Written instruction -
Word for word, print each line of the listing below; pictures stay out.

Supplied information -
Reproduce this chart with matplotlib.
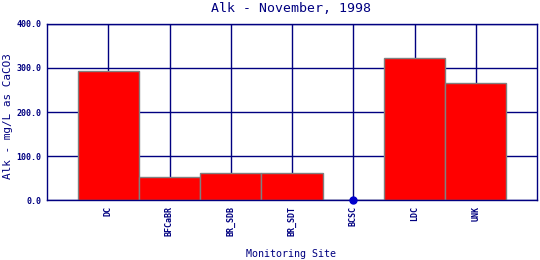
import matplotlib
matplotlib.use("Agg")
import matplotlib.pyplot as plt

sites = ["DC", "BFCaBR", "BR_SDB", "BR_SDT", "BCSC", "LDC", "UNK"]
alk = [293.0, 52.0, 61.0, 61.0, 0.0, 322.0, 267.0]
yticks = [0.0, 100.0, 200.0, 300.0, 400.0]

navy = "#000080"
mono = "DejaVu Sans Mono"

fig = plt.figure(figsize=(5.4, 2.6), dpi=100)
ax = fig.add_axes([47/540, 60/260, 490/540, 176/260])

pos = list(range(1, len(sites) + 1))
ax.set_xlim(0, len(sites) + 1)
ax.set_ylim(0, 400)

for v in pos:
    ax.axvline(v, color=navy, lw=1.0, zorder=1)
for t in yticks:
    ax.axhline(t, color=navy, lw=1.0, zorder=1)

vals_bar = [v if v > 0 else 0 for v in alk]
ax.bar(pos, vals_bar, width=1.0, color="#ff0000", edgecolor="#808080", linewidth=1.0, zorder=2)
zero_pos = [p for p, v in zip(pos, alk) if v == 0]
ax.plot(zero_pos, [0]*len(zero_pos), "o", color="#0000cc", markersize=5, zorder=4, clip_on=False)

ax.set_xticks(pos)
ax.set_xticklabels(sites, rotation=90, fontsize=6, fontweight="bold", family=mono, color=navy)
ax.set_yticks(yticks)
ax.set_yticklabels([f"{t:.1f}" for t in yticks], fontsize=6, fontweight="bold", family=mono, color=navy)
ax.tick_params(length=0, pad=4)

for s in ax.spines.values():
    s.set_color(navy)
    s.set_linewidth(1.0)
    s.set_zorder(3)

fig.text(291/540, 1 - 9/260, "Alk - November, 1998", fontsize=9.5, family=mono, color=navy,
         ha="center", va="center")
fig.text(291/540, 1 - 254/260, "Monitoring Site", fontsize=7.2, family=mono, color=navy,
         ha="center", va="center")
fig.text(8/540, 1 - 116/260, "Alk - mg/L as CaCO3", fontsize=7.9, family=mono, color=navy,
         ha="center", va="center", rotation=90)

fig.savefig("out.png", dpi=100, facecolor="white")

Result for this exercise -
Reproduce this chart with matplotlib.
import matplotlib
matplotlib.use("Agg")
import matplotlib.pyplot as plt

sites = ["DC", "BFCaBR", "BR_SDB", "BR_SDT", "BCSC", "LDC", "UNK"]
alk = [293.0, 52.0, 61.0, 61.0, 0.0, 322.0, 267.0]
yticks = [0.0, 100.0, 200.0, 300.0, 400.0]

navy = "#000080"
mono = "DejaVu Sans Mono"

fig = plt.figure(figsize=(5.4, 2.6), dpi=100)
ax = fig.add_axes([47/540, 60/260, 490/540, 176/260])

pos = list(range(1, len(sites) + 1))
ax.set_xlim(0, len(sites) + 1)
ax.set_ylim(0, 400)

for v in pos:
    ax.axvline(v, color=navy, lw=1.0, zorder=1)
for t in yticks:
    ax.axhline(t, color=navy, lw=1.0, zorder=1)

vals_bar = [v if v > 0 else 0 for v in alk]
ax.bar(pos, vals_bar, width=1.0, color="#ff0000", edgecolor="#808080", linewidth=1.0, zorder=2)
zero_pos = [p for p, v in zip(pos, alk) if v == 0]
ax.plot(zero_pos, [0]*len(zero_pos), "o", color="#0000cc", markersize=5, zorder=4, clip_on=False)

ax.set_xticks(pos)
ax.set_xticklabels(sites, rotation=90, fontsize=6, fontweight="bold", family=mono, color=navy)
ax.set_yticks(yticks)
ax.set_yticklabels([f"{t:.1f}" for t in yticks], fontsize=6, fontweight="bold", family=mono, color=navy)
ax.tick_params(length=0, pad=4)

for s in ax.spines.values():
    s.set_color(navy)
    s.set_linewidth(1.0)
    s.set_zorder(3)

fig.text(291/540, 1 - 9/260, "Alk - November, 1998", fontsize=9.5, family=mono, color=navy,
         ha="center", va="center")
fig.text(291/540, 1 - 254/260, "Monitoring Site", fontsize=7.2, family=mono, color=navy,
         ha="center", va="center")
fig.text(8/540, 1 - 116/260, "Alk - mg/L as CaCO3", fontsize=7.9, family=mono, color=navy,
         ha="center", va="center", rotation=90)

fig.savefig("out.png", dpi=100, facecolor="white")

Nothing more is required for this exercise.